At Cartier, the panther held court, both literal and figurative, its face drawn out by a watch with diamonds that move when the watch is tilted. The women’s Panthère model came with a wider bracelet this year and a smaller face, in one rendition.

International marketing and communications director Arnaud Carrez spoke of the rollout of the company’s new store concept, following the recent opening of its Bond Street location in London.

“It’s…among the first boutiques to express the new style, new image of Cartier,” said Carrez.

At Piaget, last year’s fountain scene morphed into a sandy beach, as the label continued its “sunny side of life” campaign.

When it comes to digital channels, it’s also multibrand marketplaces that are of interest for watch labels, noted ceo Chabi Nouri. “It’s great to have this kind of channel not only for the convenience, but also for today, as there are multibrand stores that have a specific angle and a specific approach to fashion or hard luxury and that is quite interesting,” she said. The label took part in a jet-setter’s trip organized with Net-a-porter, spending a few days with “ambassadors and friends” of Piaget to live the “full Piaget experience,” she said.

“We try to also convey that and express that to our prospects and clients and visitors — what Piaget is about — through these types of pairings,” she added.

IWC Schaffhausen, meanwhile, is turning a different kind of flight into the experience itself, and dusted off a Spitfire plane dating back to the World War II era with plans to fly the vintage aircraft around the world.
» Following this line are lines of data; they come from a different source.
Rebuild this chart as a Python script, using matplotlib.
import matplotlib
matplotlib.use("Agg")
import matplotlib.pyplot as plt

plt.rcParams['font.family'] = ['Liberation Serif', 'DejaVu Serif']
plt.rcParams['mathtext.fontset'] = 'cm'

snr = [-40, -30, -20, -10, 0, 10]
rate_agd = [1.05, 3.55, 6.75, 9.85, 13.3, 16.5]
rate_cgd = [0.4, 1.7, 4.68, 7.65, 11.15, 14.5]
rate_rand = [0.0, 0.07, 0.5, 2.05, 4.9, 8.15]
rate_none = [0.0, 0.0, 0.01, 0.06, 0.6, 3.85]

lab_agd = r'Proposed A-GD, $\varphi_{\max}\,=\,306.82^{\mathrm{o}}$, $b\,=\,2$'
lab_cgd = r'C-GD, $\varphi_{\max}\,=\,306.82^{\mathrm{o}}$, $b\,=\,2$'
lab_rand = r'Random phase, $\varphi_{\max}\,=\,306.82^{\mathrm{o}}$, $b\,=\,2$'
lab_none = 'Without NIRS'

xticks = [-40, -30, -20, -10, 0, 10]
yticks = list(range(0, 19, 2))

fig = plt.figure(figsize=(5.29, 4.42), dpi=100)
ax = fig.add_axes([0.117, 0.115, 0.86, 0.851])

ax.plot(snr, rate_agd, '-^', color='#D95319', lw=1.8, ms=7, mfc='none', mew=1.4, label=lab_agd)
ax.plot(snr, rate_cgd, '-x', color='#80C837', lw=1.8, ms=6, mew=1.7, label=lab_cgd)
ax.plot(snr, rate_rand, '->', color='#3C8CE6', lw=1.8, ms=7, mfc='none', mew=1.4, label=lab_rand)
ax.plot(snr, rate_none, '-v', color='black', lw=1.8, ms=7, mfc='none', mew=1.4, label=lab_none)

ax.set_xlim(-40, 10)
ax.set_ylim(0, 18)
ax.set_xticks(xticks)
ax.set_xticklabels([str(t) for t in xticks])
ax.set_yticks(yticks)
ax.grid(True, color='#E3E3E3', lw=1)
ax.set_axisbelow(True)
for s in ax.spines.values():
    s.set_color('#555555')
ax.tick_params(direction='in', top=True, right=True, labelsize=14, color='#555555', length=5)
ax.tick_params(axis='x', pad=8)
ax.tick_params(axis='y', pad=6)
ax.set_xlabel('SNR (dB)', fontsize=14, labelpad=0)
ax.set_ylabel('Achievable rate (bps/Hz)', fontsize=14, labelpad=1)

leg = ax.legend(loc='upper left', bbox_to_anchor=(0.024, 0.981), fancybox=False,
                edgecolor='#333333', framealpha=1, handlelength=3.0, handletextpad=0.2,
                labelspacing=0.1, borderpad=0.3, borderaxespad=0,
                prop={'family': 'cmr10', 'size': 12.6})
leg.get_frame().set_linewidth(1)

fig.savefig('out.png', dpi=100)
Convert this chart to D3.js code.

The label, which introduced the use of pilot watches to civilian use in the Nineties, brought its Spitfire model, a subcategory of the pilot’s watch, to the fair.

“We share the history of pilots [watches] with many other brands, producing watches for military organizations, but we are very strong at reinventing ourselves, not just relying on the history, but breaking in something new, something contemporary and the way we communicate,” IWC’s creative director Christian Knoop. In front of him sat the plane itself, serving as a major draw to the fair.

“We’re not only talking about history, but something which is going on right now with a great passion for engineering and design,” he said.

“We have to evolve with the industry, with the structure of the business itself, with new forms of consumption, new forms of communication, so it’s true that a fair like SIHH that was a private, professional fair for 25 years, can no longer be a private, professional fair, it has to open itself and take part in the change,” said SIHH managing director Fabienne Lupo.

In the color department, highlights included an infusion of sparkly blue aventurine and army green, which featured on Montblanc’s 1858 Geosphere, as well as Richard Mille’s candy-colored pastel models.